Le Jupiter romain (Capitolinus, Optimus, Maximus) n'est qu'un être mixte, provenant de la fusion du dieu de la foudre, Tina ou Tinia, adoré par les Etrusques, avec le Zéus hellénique. Ainsi que les Grecs, les Romains placerent cette divinité en tête de toute hiérarchie religieuse et politique. Le culte de Jupiter Ammon (Jupiter cornu) fut transplanté de la Libye à Rome lorsque les doctrines égyptiennes commencèrent à se répandre en Italie.


Le culte de Jupiter

Le culte de Jupiter était répandu dans le monde entier. On célébrait en l'honneur de ce dieu un grand nombre de fêtes, parmi lesquelles il faut distinguer la Panégyrique d'Olympie, les Lycées d'Arcadie, les Diasies athéniennes, les Sthénies d'Argos, etc. L'aigle, le chêne et les cimes des montagnes lui étaient consacrés. Ses attributs les plus ordinaires sont l'aigle, le sceptre, la foudre, la patère, la victoire, la corne d'abondance (Zeus Ombrios).
Le Jupiter Olympien porte une couronne d'olivier, celui de Dodone, une couronne de feuilles de chêne.
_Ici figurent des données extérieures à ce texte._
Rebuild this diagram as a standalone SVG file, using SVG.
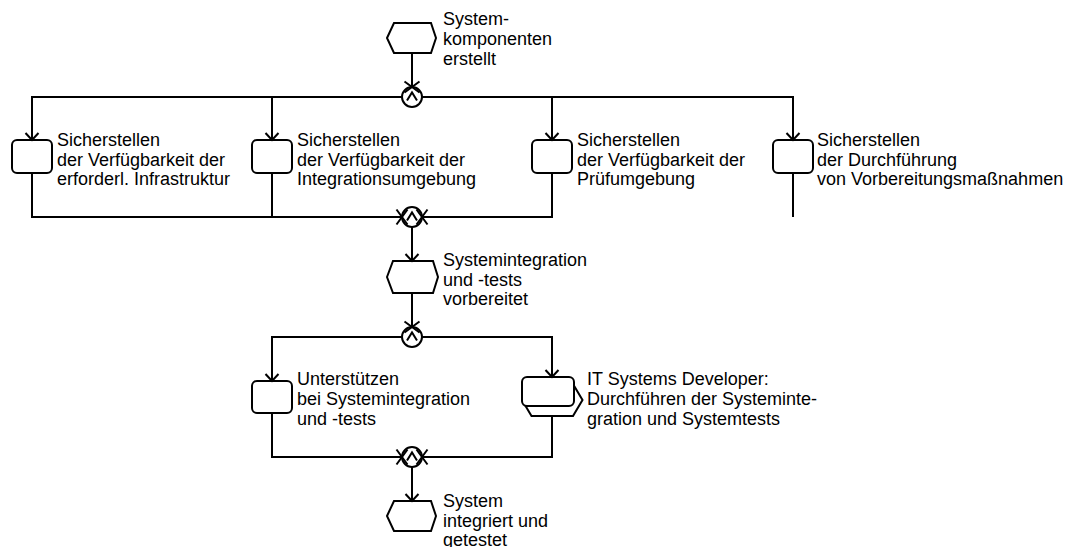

On lui sacrifiait des chèvres, des taureaux et des vaches. L'art plastique a représenté Jupiter comme le roi et le père des dieux et des hommes. C'est surtout Phidias qui, dans la fameuse statue du dieu à Olympie, a su réaliser cette belle conception. Les traits caractéristiques des images de Jupiter sont la touffe de cheveux qui, s'élevant du milieu du front, retombe de chaque côté de la tête, la courbure de la partie inférieure du front, la grandeur des yeux, et l'ampleur de la barbe, qui descend sur la poitrine en flots épais. Quelquefois le dieu apparaît avec des traits moins austères. D'autres fois la colère enflamme son visage terrible. Mais le plus habituellement, tout l'ensemble du dieu respire un calme majestueux, et fait reconnaître à tous le maître puissant qui se repose dans sa sérénité. Il est tantôt assis, tantôt debout. Fréquemment aussi Jupiter apparaît dans de grandes compositions avec la chèvre Amalthée, Rhée, ou les Curètes ; combattant les géants ; ou avec ses maîtresses, Europe, Io, Léda ; ou enfin avec les Heures, les Parques, Juno, Minerve et Ganymède.
Par ailleurs, les poètes désignent quelquefois Pluton par l'épithète de Jupiter Stygius.